As for teacher appraisals they are , he believes, 'cop out' appraisals. They only work if there are clear images of teaching and learning.

Teacher appraisals should centre on the fundamental purpose of school - to cause learning. We need systems that tell how good teachers are. Dr Knight's organisation has developed an appraisal system that ensures all student teachers acquire the necessary learning; no one graduates until a suitable level of competence is gained.

Each dimension of teaching has five descriptors each with five further definitions. Professional development focuses on identified areas of need.

Dr Knight had also developed a differentiated professional appraisal system with six levels of competence.

1 Survival Level - where controlling students is an issue. For such teachers this is where assistance needs to be focused.
2 Environmental Level - 'loose' teaching.
3 Learning - where it 'feels good' and students are on task.
4 Advanced - where teachers can articulate literacy and numeracy but do not apply this to other areas.
5 Leadership Level - this is beyond literacy and numeracy.This is the 'total package'.

To get teachers to change you have to know what to change.

1 Step one is to articulate a vision.
2 Live and monitor the vision
3 Principals have to create time to make it happen.
4 Specific targets identified for coaching/ training.

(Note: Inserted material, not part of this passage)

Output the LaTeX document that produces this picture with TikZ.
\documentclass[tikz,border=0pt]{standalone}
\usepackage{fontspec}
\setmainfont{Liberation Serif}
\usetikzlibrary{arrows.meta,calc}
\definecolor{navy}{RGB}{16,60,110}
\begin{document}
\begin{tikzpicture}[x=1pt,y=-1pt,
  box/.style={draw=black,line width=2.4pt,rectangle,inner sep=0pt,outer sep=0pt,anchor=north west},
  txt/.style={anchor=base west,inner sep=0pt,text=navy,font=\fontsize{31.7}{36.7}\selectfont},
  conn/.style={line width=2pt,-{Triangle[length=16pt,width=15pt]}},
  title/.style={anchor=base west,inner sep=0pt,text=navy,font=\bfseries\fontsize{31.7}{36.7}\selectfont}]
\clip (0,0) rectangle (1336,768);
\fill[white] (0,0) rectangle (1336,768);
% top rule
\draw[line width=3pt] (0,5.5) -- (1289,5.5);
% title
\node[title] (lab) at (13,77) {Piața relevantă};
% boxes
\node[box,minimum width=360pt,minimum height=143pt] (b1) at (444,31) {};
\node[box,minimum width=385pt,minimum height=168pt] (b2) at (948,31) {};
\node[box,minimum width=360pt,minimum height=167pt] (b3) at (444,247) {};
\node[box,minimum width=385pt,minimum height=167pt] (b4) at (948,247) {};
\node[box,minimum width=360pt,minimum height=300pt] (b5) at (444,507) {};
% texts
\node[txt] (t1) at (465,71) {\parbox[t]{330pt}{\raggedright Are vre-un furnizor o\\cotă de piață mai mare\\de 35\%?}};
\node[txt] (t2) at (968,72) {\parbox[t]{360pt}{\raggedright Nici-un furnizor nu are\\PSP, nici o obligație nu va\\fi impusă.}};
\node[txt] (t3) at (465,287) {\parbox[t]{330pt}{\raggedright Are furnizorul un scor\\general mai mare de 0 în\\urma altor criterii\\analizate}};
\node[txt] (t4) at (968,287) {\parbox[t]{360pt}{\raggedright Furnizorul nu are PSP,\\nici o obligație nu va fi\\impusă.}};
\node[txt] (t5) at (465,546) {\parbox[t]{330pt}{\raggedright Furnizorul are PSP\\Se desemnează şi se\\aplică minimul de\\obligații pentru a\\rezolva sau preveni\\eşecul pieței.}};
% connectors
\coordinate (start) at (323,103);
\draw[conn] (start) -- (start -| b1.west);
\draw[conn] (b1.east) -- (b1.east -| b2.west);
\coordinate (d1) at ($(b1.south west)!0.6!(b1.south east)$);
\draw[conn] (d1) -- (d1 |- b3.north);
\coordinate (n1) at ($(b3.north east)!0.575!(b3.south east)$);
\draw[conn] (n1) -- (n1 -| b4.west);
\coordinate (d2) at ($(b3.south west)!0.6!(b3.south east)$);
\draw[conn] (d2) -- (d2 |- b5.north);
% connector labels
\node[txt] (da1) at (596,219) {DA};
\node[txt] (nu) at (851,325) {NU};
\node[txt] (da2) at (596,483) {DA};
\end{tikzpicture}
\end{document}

The second to last speaker, Professor Bronwyn Cowie, reported on the finding from 'early adopters' of the NZC. 'It is what happens when teachers and students meet'. Often there is gap between the 'official' , the 'planned', the 'taught', and what is 'learnt'.

Professors Cowies findings were 'all good stuff'. Implementing the NZC takes time and requires schools take necessary risks which will require leadership courage.

'Change is a complex, non linear, frequently arbitrary and highly political' she said quoting Fullan. All change involves creative tension between independence and autonomy. It will involve making mistakes. The key element is to ask what do we think about learning and what do we think about teaching?

The challenge is to 'connect' vision to practice.

Questions to ask are: Does the curriculum fit with us? And how do we fit with the curriculum?

Schools are currently 're visioning' their schools.It is important in this process to learn to say no and, the professor said, it will require 'hard conversations in safe places'.

I was the last speaker and I didn't take notes!!

It always amazes me how a group of speakers , without collaborating, end up all contributing, or better still, developing in the process, a common theme.

It was well worthwhile attending. Those principals who didn't take the opportunity missed out on some valuable insights.


Anonymous said...

Sounds like a great conference - would've liked read what you said!

Charlie Roy said...

Sounds like a great conference. Maybe I can get my boss to spring for some international travel next year. I think we all agree leadership is essential is schools are going to become the places they need to be. So much of school leadership is unfortunately tied to mundane tasks and shuffling paper. It would be nice for schools to recognize this and liberate the leader to do the important work that only he / she can do.

Bruce Hammonds said...

Greetings Charlie

Where are you writing from ?You would be most welcome if you did come!

Leadership is about creating the conditions for the 'liberation' of creative teachers and, in turn, creative teachers liberating the creativity of their students.

Great to hear from you.

Rikki Sheterline said...

Hi Bruce.
It was an enjoyable and challenging couple of days. Thansk for your company and session. Maybe you could "come chat" in Taumarunui some time!

Bruce Hammonds said...

Kia ora Rikki

You ask - I will come. Maybe I could do a day for the local principals?

I thought the conference was good value. Off to do a day for Dave McN this Thursday.